Evaluating and diagnosing damage to the nervous system is complicated and complex. Many of the same symptoms happen in different combinations among the different disorders. Many disorders also don't have definitive causes, markers, or tests. That can make a diagnosis even harder.
To diagnosis a nervous system disorder, a healthcare provider starts with a complete medical history and physical exam. He or she may also use one or more of these tests:
CT scan. This imaging test uses a combination of X-rays and computer technology to make horizontal images of the body. A CT scan shows detailed images of any part of the body, including the bones, muscles, fat, and organs. CT scans are more detailed than general X-rays.
Electroencephalogram (EEG). This test records the brain's continuous electrical activity through electrodes attached to the scalp.
MRI. This test uses a combination of large magnets, radio waves, and a computer to make detailed images of organs and structures within the body.
Electrodiagnostic tests, such as electromyography (EMG) and nerve conduction velocity (NCV). These tests evaluate and diagnose disorders of the muscles and motor neurons. Electrodes are inserted into the muscle or placed on the skin overlying a muscle or muscle group. Electrical activity and muscle response are recorded.
Positron emission tomography (PET). This test measures the metabolic activity of cells.
Arteriogram (angiogram). This X-ray of the arteries and veins detects blockage or narrowing of the vessels.
Spinal tap (lumbar puncture).
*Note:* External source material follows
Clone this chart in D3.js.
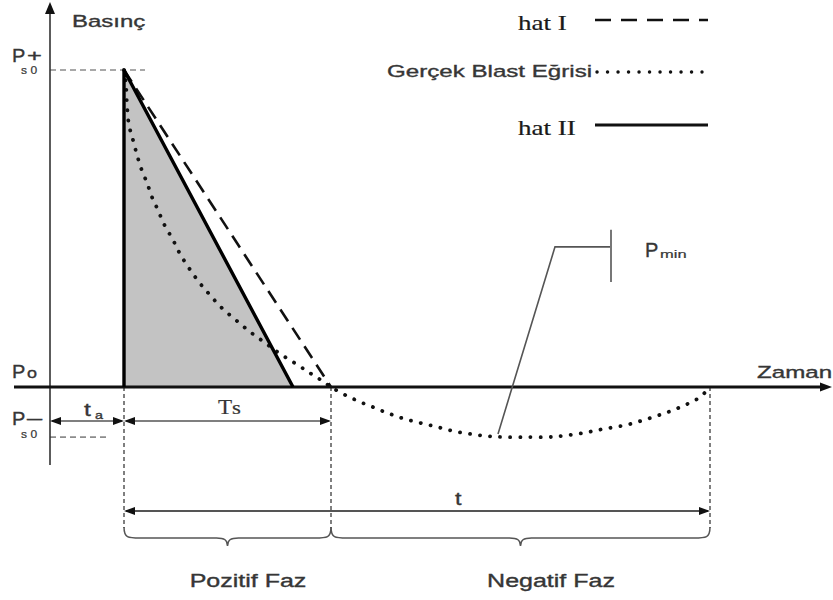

During this test, a special needle is placed into the lower back, into the spinal canal. This is the area around the spinal cord. The pressure in the spinal canal and brain can then be measured. A small amount of cerebrospinal fluid (CSF) can be removed and sent for testing to find out if there is an infection or other problems. CSF is the fluid that bathes the brain and spinal cord.
Evoked potentials. This test records the brain's electrical response to visual, auditory, and sensory stimuli.
Myelogram. This test uses dye injected into the spinal canal to make the structure clearly visible on X-rays.
Neurosonography. This test uses ultra high-frequency sound waves. It allows the healthcare provider to analyze blood flow in cases of possible stroke.
Ultrasound (sonography). This imaging test uses high-frequency sound waves and a computer to make images of blood vessels, tissues, and organs. Ultrasounds are used to view internal organs as they function. They also assess blood flow through various vessels.